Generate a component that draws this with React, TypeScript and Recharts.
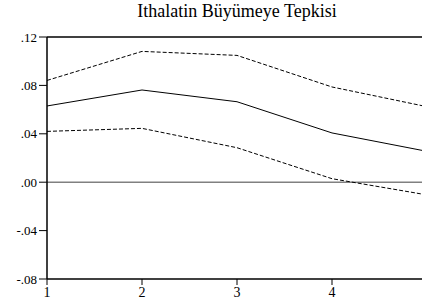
import React from "react";
import { LineChart, Line, XAxis, YAxis, ReferenceLine } from "recharts";

const periods = [1, 2, 3, 4, 5];
const response = [0.063, 0.0762, 0.0665, 0.0407, 0.0255];
const upperBand = [0.0841, 0.1081, 0.1048, 0.0787, 0.0624];
const lowerBand = [0.042, 0.0445, 0.0285, 0.0029, -0.0105];
const yTicks = [-0.08, -0.04, 0, 0.04, 0.08, 0.12];
const xTicks = [1, 2, 3, 4];
const title = "Ithalatin Büyümeye Tepkisi";

const data = periods.map((p, i) => ({
  period: p,
  response: response[i],
  upper: upperBand[i],
  lower: lowerBand[i],
}));

const fmtY = (v: number) => {
  const s = Math.abs(v).toFixed(2).replace(/^0/, "");
  return v < -1e-9 ? "-" + s : s;
};

const font = "Liberation Serif";

export default function App() {
  return (
    <div
      style={{
        position: "absolute",
        left: 0,
        top: 0,
        width: 422,
        height: 304,
        overflow: "hidden",
        background: "#fff",
        fontFamily: font,
      }}
    >
      <div
        style={{
          position: "absolute",
          left: 87,
          width: 300,
          top: 1,
          textAlign: "center",
          fontSize: 18,
          lineHeight: "20px",
          color: "#000",
          whiteSpace: "nowrap",
        }}
      >
        {title}
      </div>
      <LineChart
        width={440}
        height={304}
        data={data}
        margin={{ top: 37, right: 13, bottom: 0, left: 0 }}
      >
        <XAxis
          dataKey="period"
          type="number"
          domain={[1, 5]}
          ticks={xTicks}
          tickSize={6}
          tickMargin={2}
          height={25}
          stroke="#000"
          tick={{ fill: "#000", fontSize: 14, fontFamily: font }}
          axisLine={{ stroke: "#000", strokeWidth: 1.5 }}
        />
        <YAxis
          type="number"
          domain={[-0.08, 0.12]}
          ticks={yTicks}
          tickFormatter={fmtY}
          width={47}
          tickSize={8}
          tickMargin={2}
          interval={0}
          stroke="#000"
          tick={{ fill: "#000", fontSize: 13, fontFamily: font }}
          axisLine={{ stroke: "#000", strokeWidth: 1.5 }}
        />
        <ReferenceLine y={0.12} stroke="#000" strokeWidth={1.5} />
        <ReferenceLine y={0} stroke="#808080" strokeWidth={1.5} />
        <Line
          dataKey="upper"
          stroke="#000"
          strokeWidth={1}
          strokeDasharray="4 2"
          dot={false}
          isAnimationActive={false}
        />
        <Line
          dataKey="response"
          stroke="#000"
          strokeWidth={1}
          dot={false}
          isAnimationActive={false}
        />
        <Line
          dataKey="lower"
          stroke="#000"
          strokeWidth={1}
          strokeDasharray="4 2"
          dot={false}
          isAnimationActive={false}
        />
      </LineChart>
    </div>
  );
}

◇ ◇ ◇ ◇

Transcribe the full listing above exactly, with the images removed.

Generate a component that draws this with React, TypeScript and Recharts.
import React from "react";
import { LineChart, Line, XAxis, YAxis, ReferenceLine } from "recharts";

const periods = [1, 2, 3, 4, 5];
const response = [0.063, 0.0762, 0.0665, 0.0407, 0.0255];
const upperBand = [0.0841, 0.1081, 0.1048, 0.0787, 0.0624];
const lowerBand = [0.042, 0.0445, 0.0285, 0.0029, -0.0105];
const yTicks = [-0.08, -0.04, 0, 0.04, 0.08, 0.12];
const xTicks = [1, 2, 3, 4];
const title = "Ithalatin Büyümeye Tepkisi";

const data = periods.map((p, i) => ({
  period: p,
  response: response[i],
  upper: upperBand[i],
  lower: lowerBand[i],
}));

const fmtY = (v: number) => {
  const s = Math.abs(v).toFixed(2).replace(/^0/, "");
  return v < -1e-9 ? "-" + s : s;
};

const font = "Liberation Serif";

export default function App() {
  return (
    <div
      style={{
        position: "absolute",
        left: 0,
        top: 0,
        width: 422,
        height: 304,
        overflow: "hidden",
        background: "#fff",
        fontFamily: font,
      }}
    >
      <div
        style={{
          position: "absolute",
          left: 87,
          width: 300,
          top: 1,
          textAlign: "center",
          fontSize: 18,
          lineHeight: "20px",
          color: "#000",
          whiteSpace: "nowrap",
        }}
      >
        {title}
      </div>
      <LineChart
        width={440}
        height={304}
        data={data}
        margin={{ top: 37, right: 13, bottom: 0, left: 0 }}
      >
        <XAxis
          dataKey="period"
          type="number"
          domain={[1, 5]}
          ticks={xTicks}
          tickSize={6}
          tickMargin={2}
          height={25}
          stroke="#000"
          tick={{ fill: "#000", fontSize: 14, fontFamily: font }}
          axisLine={{ stroke: "#000", strokeWidth: 1.5 }}
        />
        <YAxis
          type="number"
          domain={[-0.08, 0.12]}
          ticks={yTicks}
          tickFormatter={fmtY}
          width={47}
          tickSize={8}
          tickMargin={2}
          interval={0}
          stroke="#000"
          tick={{ fill: "#000", fontSize: 13, fontFamily: font }}
          axisLine={{ stroke: "#000", strokeWidth: 1.5 }}
        />
        <ReferenceLine y={0.12} stroke="#000" strokeWidth={1.5} />
        <ReferenceLine y={0} stroke="#808080" strokeWidth={1.5} />
        <Line
          dataKey="upper"
          stroke="#000"
          strokeWidth={1}
          strokeDasharray="4 2"
          dot={false}
          isAnimationActive={false}
        />
        <Line
          dataKey="response"
          stroke="#000"
          strokeWidth={1}
          dot={false}
          isAnimationActive={false}
        />
        <Line
          dataKey="lower"
          stroke="#000"
          strokeWidth={1}
          strokeDasharray="4 2"
          dot={false}
          isAnimationActive={false}
        />
      </LineChart>
    </div>
  );
}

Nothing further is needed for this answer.